#### [PROMPT]
Leave out the pictures and transcribe everything else exactly.

#### [DATA BLOCK]
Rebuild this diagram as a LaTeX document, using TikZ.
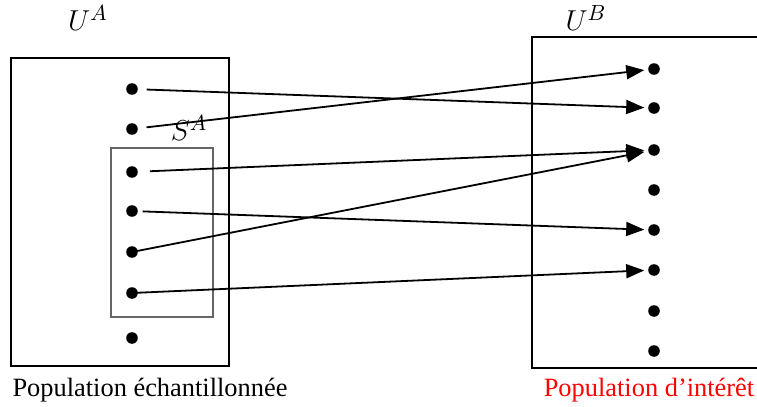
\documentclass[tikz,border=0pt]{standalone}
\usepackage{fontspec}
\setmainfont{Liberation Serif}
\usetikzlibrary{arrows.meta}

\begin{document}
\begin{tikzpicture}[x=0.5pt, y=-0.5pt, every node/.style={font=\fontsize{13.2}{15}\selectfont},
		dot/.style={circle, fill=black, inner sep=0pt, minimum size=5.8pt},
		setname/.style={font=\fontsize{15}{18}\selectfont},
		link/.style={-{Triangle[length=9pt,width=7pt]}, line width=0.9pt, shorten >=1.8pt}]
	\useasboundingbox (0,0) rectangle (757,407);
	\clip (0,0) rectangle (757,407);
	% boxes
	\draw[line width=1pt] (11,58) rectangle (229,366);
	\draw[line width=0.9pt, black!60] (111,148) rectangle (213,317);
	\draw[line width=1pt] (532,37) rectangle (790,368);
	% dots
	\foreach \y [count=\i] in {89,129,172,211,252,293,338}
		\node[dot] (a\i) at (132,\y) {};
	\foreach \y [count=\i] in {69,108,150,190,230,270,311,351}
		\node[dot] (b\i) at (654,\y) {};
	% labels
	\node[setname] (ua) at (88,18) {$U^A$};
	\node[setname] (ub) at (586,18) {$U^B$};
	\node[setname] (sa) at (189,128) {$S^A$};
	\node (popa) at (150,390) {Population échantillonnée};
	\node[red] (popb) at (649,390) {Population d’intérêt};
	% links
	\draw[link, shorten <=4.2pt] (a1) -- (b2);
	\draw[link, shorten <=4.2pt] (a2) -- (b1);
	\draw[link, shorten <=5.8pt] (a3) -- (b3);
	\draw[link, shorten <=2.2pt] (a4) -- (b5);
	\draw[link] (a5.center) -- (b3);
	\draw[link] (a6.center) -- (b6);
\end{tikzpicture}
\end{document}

#### [RESULT OF THIS EXERCISE]
Rebuild this diagram as a LaTeX document, using TikZ.
\documentclass[tikz,border=0pt]{standalone}
\usepackage{fontspec}
\setmainfont{Liberation Serif}
\usetikzlibrary{arrows.meta}

\begin{document}
\begin{tikzpicture}[x=0.5pt, y=-0.5pt, every node/.style={font=\fontsize{13.2}{15}\selectfont},
		dot/.style={circle, fill=black, inner sep=0pt, minimum size=5.8pt},
		setname/.style={font=\fontsize{15}{18}\selectfont},
		link/.style={-{Triangle[length=9pt,width=7pt]}, line width=0.9pt, shorten >=1.8pt}]
	\useasboundingbox (0,0) rectangle (757,407);
	\clip (0,0) rectangle (757,407);
	% boxes
	\draw[line width=1pt] (11,58) rectangle (229,366);
	\draw[line width=0.9pt, black!60] (111,148) rectangle (213,317);
	\draw[line width=1pt] (532,37) rectangle (790,368);
	% dots
	\foreach \y [count=\i] in {89,129,172,211,252,293,338}
		\node[dot] (a\i) at (132,\y) {};
	\foreach \y [count=\i] in {69,108,150,190,230,270,311,351}
		\node[dot] (b\i) at (654,\y) {};
	% labels
	\node[setname] (ua) at (88,18) {$U^A$};
	\node[setname] (ub) at (586,18) {$U^B$};
	\node[setname] (sa) at (189,128) {$S^A$};
	\node (popa) at (150,390) {Population échantillonnée};
	\node[red] (popb) at (649,390) {Population d’intérêt};
	% links
	\draw[link, shorten <=4.2pt] (a1) -- (b2);
	\draw[link, shorten <=4.2pt] (a2) -- (b1);
	\draw[link, shorten <=5.8pt] (a3) -- (b3);
	\draw[link, shorten <=2.2pt] (a4) -- (b5);
	\draw[link] (a5.center) -- (b3);
	\draw[link] (a6.center) -- (b6);
\end{tikzpicture}
\end{document}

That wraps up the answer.